DATA:
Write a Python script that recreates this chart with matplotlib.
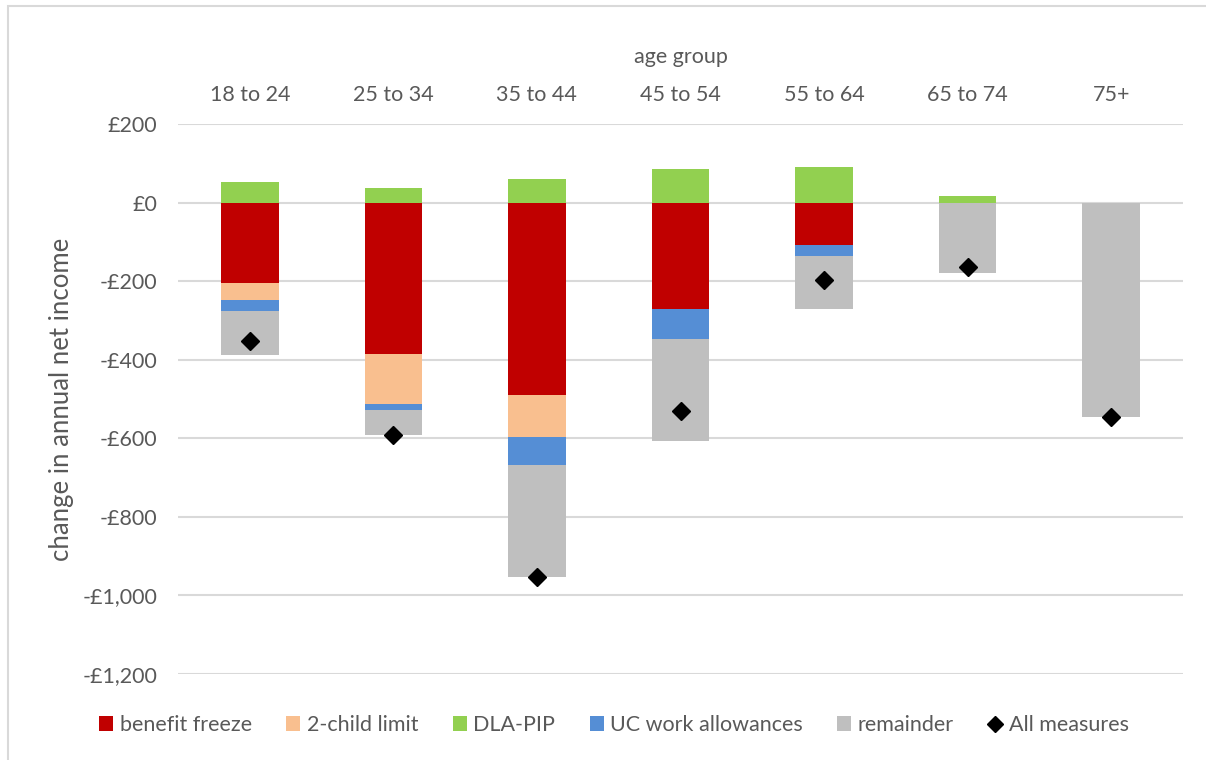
import numpy as np
import matplotlib
matplotlib.use("Agg")
import matplotlib.pyplot as plt
from matplotlib.patches import Patch, Rectangle
from matplotlib.lines import Line2D
from matplotlib.ticker import FuncFormatter, MultipleLocator

plt.rcParams['font.family'] = ['Lato', 'DejaVu Sans']

age_groups = ["18 to 24", "25 to 34", "35 to 44", "45 to 54", "55 to 64", "65 to 74", "75+"]
benefit_freeze = [-205, -386, -491, -272, -109, -2, -1]
two_child_limit = [-44, -127, -105, 0, 0, 0, 0]
dla_pip = [53, 37, 61, 86, 91, 16, 0]
uc_work_allowances = [-28, -14, -71, -74, -27, 0, 0]
remainder = [-111, -64, -286, -260, -134, -176, -545]
all_measures = [-352, -591, -952, -531, -196, -163, -545]

series = [
    ("benefit freeze", benefit_freeze, "#C00000"),
    ("2-child limit", two_child_limit, "#F9BF8F"),
    ("DLA-PIP", dla_pip, "#92D050"),
    ("UC work allowances", uc_work_allowances, "#558ED5"),
    ("remainder", remainder, "#BFBFBF"),
]

text_color = "#595959"
grid_color = "#D9D9D9"
fs = 15.5

fig = plt.figure(figsize=(12.06, 7.6), dpi=100)
ax = fig.add_axes([178 / 1206, 1 - 674 / 760, (1183 - 178) / 1206, (674 - 124) / 760])

x = np.arange(len(age_groups))
pos_base = np.zeros(len(x))
neg_base = np.zeros(len(x))
handles = []
for name, vals, color in series:
    vals = np.array(vals, dtype=float)
    base = np.where(vals >= 0, pos_base, neg_base)
    ax.bar(x, vals, width=0.4, bottom=base, color=color, zorder=2)
    pos_base = pos_base + np.clip(vals, 0, None)
    neg_base = neg_base + np.clip(vals, None, 0)
    handles.append(Patch(facecolor=color, label=name))

ax.plot(x, all_measures, linestyle="none", marker="D", markersize=9,
        color="black", zorder=3)
handles.append(Line2D([], [], linestyle="none", marker="D", markersize=8,
                      color="black", label="All measures"))

ax.set_xlim(-0.5, len(x) - 0.5)
ax.set_ylim(-1200, 200)
ax.yaxis.set_major_locator(MultipleLocator(200))


def money(v, _):
    v = int(round(v))
    return f"-£{abs(v):,}" if v < 0 else f"£{v:,}"


ax.yaxis.set_major_formatter(FuncFormatter(money))
ax.grid(axis="y", color=grid_color, linewidth=1.5, zorder=0)
ax.set_axisbelow(True)
for s in ax.spines.values():
    s.set_visible(False)

ax.xaxis.tick_top()
ax.xaxis.set_label_position("top")
ax.set_xticks(x)
ax.set_xticklabels(age_groups)
ax.tick_params(axis="x", length=0, pad=14, labelsize=fs, labelcolor=text_color)
ax.tick_params(axis="y", length=0, pad=15, labelsize=fs, labelcolor=text_color)
ax.set_xlabel("age group", fontsize=fs, color=text_color, va="center")
ax.xaxis.set_label_coords(0.5, 1 + 67 / 550)
ax.set_ylabel("change in annual net income", fontsize=18.5, color=text_color, va="center")
ax.yaxis.set_label_coords((62 - 178) / 1005, 0.5)

fig.legend(handles=handles, loc="center", bbox_to_anchor=(614 / 1206, 1 - 725 / 760),
           ncol=6, frameon=False, fontsize=fs, labelcolor=text_color,
           handlelength=0.65, handleheight=0.65, handletextpad=0.3, columnspacing=1.6)

fig.patches.append(Rectangle((8 / 1206, -0.1), 1.2, 1 - 6 / 760 + 0.1,
                             transform=fig.transFigure, fill=False,
                             edgecolor=grid_color, linewidth=1.5))

fig.savefig("out.png", dpi=100)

WRITTEN EXERCISE:
Restate the material word for word from its first line through the line containing "all_measures = [-352, -591, -952, -531, -196, -163, -545]", both included; the pictures do not belong in it.

WRITTEN SOLUTION:
Write a Python script that recreates this chart with matplotlib.
import numpy as np
import matplotlib
matplotlib.use("Agg")
import matplotlib.pyplot as plt
from matplotlib.patches import Patch, Rectangle
from matplotlib.lines import Line2D
from matplotlib.ticker import FuncFormatter, MultipleLocator

plt.rcParams['font.family'] = ['Lato', 'DejaVu Sans']

age_groups = ["18 to 24", "25 to 34", "35 to 44", "45 to 54", "55 to 64", "65 to 74", "75+"]
benefit_freeze = [-205, -386, -491, -272, -109, -2, -1]
two_child_limit = [-44, -127, -105, 0, 0, 0, 0]
dla_pip = [53, 37, 61, 86, 91, 16, 0]
uc_work_allowances = [-28, -14, -71, -74, -27, 0, 0]
remainder = [-111, -64, -286, -260, -134, -176, -545]
all_measures = [-352, -591, -952, -531, -196, -163, -545]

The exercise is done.